Go to the Recipe: Tangy Adobo Sous Vide Sauce
A great recipe. Since I am a big Adobo fan I had to give it a shot.
Traditional Adobo has the soy sauce to vinegar ratios in this recipe reversed. If you are looking for a more traditional Adobo the ratios should be 80 grams vinegar to 40 soy sauce (2x vinegar to the amount of soy sauce). Back in the day this ratio with the vinegar was used as a means of food preservation.
I would also recommend reducing the amount of pepper flakes to your individual taste. I tripled this sauce recipe and the spice (heat) ended up being a bit too much for some.
Liked the blending of the sauce (which really made it super creamy and prevented the issue of biting into a whole peppercorn) and the addition of the Xanthan gum as a thickener.
Wow this was excellent. Will def make it again
Wonderful flavor. Will be adding to the regular rotation.
Oh man. Made this tonight and it was SO GOOD.
I think the coconut milk didn't help, made the taste too "soft" and absorbed some of the aromas. I agree with William Bonner, need more vinegar. Also used chinese soy, would use a lighter soy next time. Liked the Xanthan. Put extra garlic, and the coconut milk overwhelmed it. I'll use this recipe again, but without the coconut. Pre-seared sous vide chicken thighs at 150 2 hours were incredible for texture.
I finished it right now and it is fantastic. I didn't use chili flakes, only the black peppercorns, and the heat is perfect for me.

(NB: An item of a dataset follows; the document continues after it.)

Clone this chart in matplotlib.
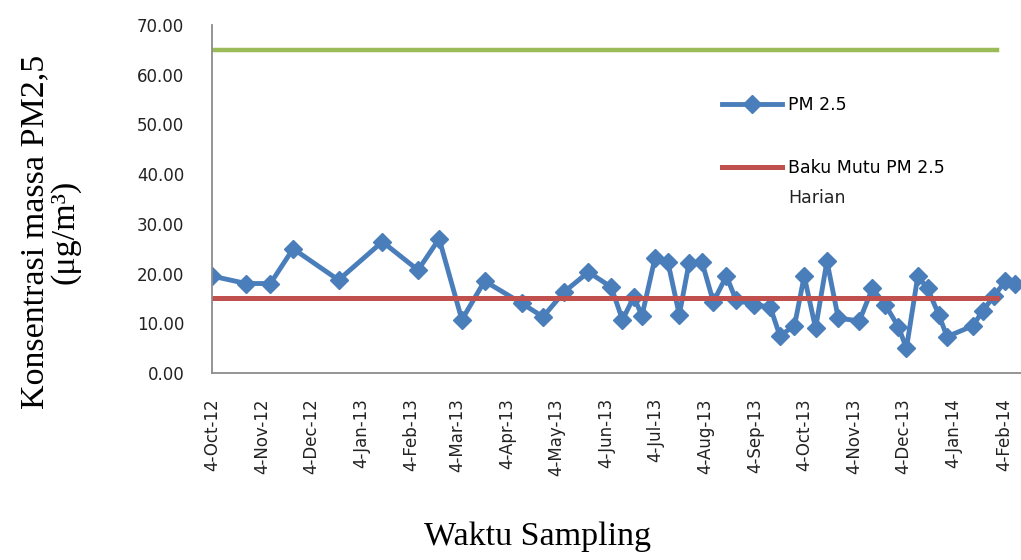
import matplotlib
matplotlib.use('Agg')
import matplotlib.pyplot as plt
import pandas as pd

# PM2.5 sampling data
sample_dates = ['2012-10-04', '2012-10-25', '2012-11-09', '2012-11-23', '2012-12-21',
                '2013-01-17', '2013-02-08', '2013-02-21', '2013-03-07', '2013-03-21',
                '2013-04-13', '2013-04-26', '2013-05-09', '2013-05-24', '2013-06-07',
                '2013-06-14', '2013-06-21', '2013-06-26', '2013-07-04', '2013-07-12',
                '2013-07-19', '2013-07-25', '2013-08-02', '2013-08-09', '2013-08-17',
                '2013-08-23', '2013-09-03', '2013-09-13', '2013-09-19', '2013-09-28',
                '2013-10-04', '2013-10-11', '2013-10-18', '2013-10-25', '2013-11-07',
                '2013-11-15', '2013-11-23', '2013-12-01', '2013-12-06', '2013-12-13',
                '2013-12-19', '2013-12-26', '2013-12-31', '2014-01-16', '2014-01-22',
                '2014-01-29', '2014-02-05', '2014-02-11']
pm25 = [19.5, 18.0, 18.0, 25.0, 18.7, 26.4, 20.7, 27.0, 10.7, 18.5,
        14.0, 11.3, 16.3, 20.3, 17.3, 10.7, 15.3, 11.5, 23.1, 22.3,
        11.7, 22.1, 22.3, 14.3, 19.5, 14.7, 13.7, 13.3, 7.5, 9.5,
        19.5, 9.0, 22.5, 11.0, 10.5, 17.0, 13.7, 9.3, 5.0, 19.5,
        17.0, 11.7, 7.3, 9.5, 12.5, 15.5, 18.5, 18.0]

# standard lines
std_dates = ['2012-10-04', '2014-01-31']
baku_mutu_harian = [15, 15]
baku_mutu_other = [65, 65]

tick_dates = pd.date_range('2012-10-01', '2014-02-04', freq='MS') + pd.Timedelta(days=3)
tick_labels = [f"{d.day}-{d:%b-%y}" for d in tick_dates]

x = pd.to_datetime(sample_dates)
xs = pd.to_datetime(std_dates)

fig = plt.figure(figsize=(10.21, 5.6), dpi=100)
ax = fig.add_axes([212 / 1021, 1 - 373 / 560, 0.82, 348 / 560])

ax.plot(xs, baku_mutu_other, color='#9bbb59', linewidth=3.2)
ax.plot(x, pm25, color='#4a7ebb', linewidth=3.5, marker='D', markersize=9.5,
        label='PM 2.5')
ax.plot(xs, baku_mutu_harian, color='#c0504d', linewidth=3.6,
        label='Baku Mutu PM 2.5')

ax.set_ylim(0, 70)
ax.set_yticks(range(0, 71, 10))
ax.set_yticklabels([f'{v:.2f}' for v in range(0, 71, 10)])
ax.set_xlim(pd.Timestamp('2012-10-04'), pd.Timestamp('2014-03-04'))
ax.set_xticks(tick_dates)
ax.set_xticklabels(tick_labels, rotation=90, va='top', ha='center')

ax.tick_params(axis='both', length=0, labelsize=12, colors='#222222')
ax.tick_params(axis='y', pad=20)
ax.tick_params(axis='x', pad=18)

for s in ['top', 'right']:
    ax.spines[s].set_visible(False)
for s in ['left', 'bottom']:
    ax.spines[s].set_color('#8c8c8c')
    ax.spines[s].set_linewidth(1.3)

leg = ax.legend(loc='upper left', bbox_to_anchor=(706 / 1021, 1 - 80 / 560),
                bbox_transform=fig.transFigure, frameon=False,
                fontsize=12.5, handlelength=3.5, labelspacing=2.6, handletextpad=0.35)
# wrapped second line of the second legend label
fig.text(788 / 1021, 1 - 198 / 560, 'Harian', ha='left', va='center',
         fontsize=12.5, color='#222222')

fig.text(50 / 1021, 1 - 232 / 560, 'Konsentrasi massa PM2,5\n(μg/m³)',
         rotation=90, ha='center', va='center', fontsize=24.5,
         family='Liberation Serif', linespacing=1.0)
fig.text(537 / 1021, 1 - 522 / 560, 'Waktu Sampling', ha='center', va='top',
         fontsize=24.5, family='Liberation Serif')

fig.savefig('out.png', dpi=100)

Great recipe! I substituted grapeseed oil for the coconut oil (didn't have any coconut oil) but it still had enough coconut flavor to tell it was there. I ended up leaving out the brown sugar and xanthan gum until after blending it, and only added it back to the sauce once I had it on the stove and poached some shrimp in it (using the sugar to thicken it up). It was fantastic over rice with some bok choy as laid out in another ChefSteps recipe!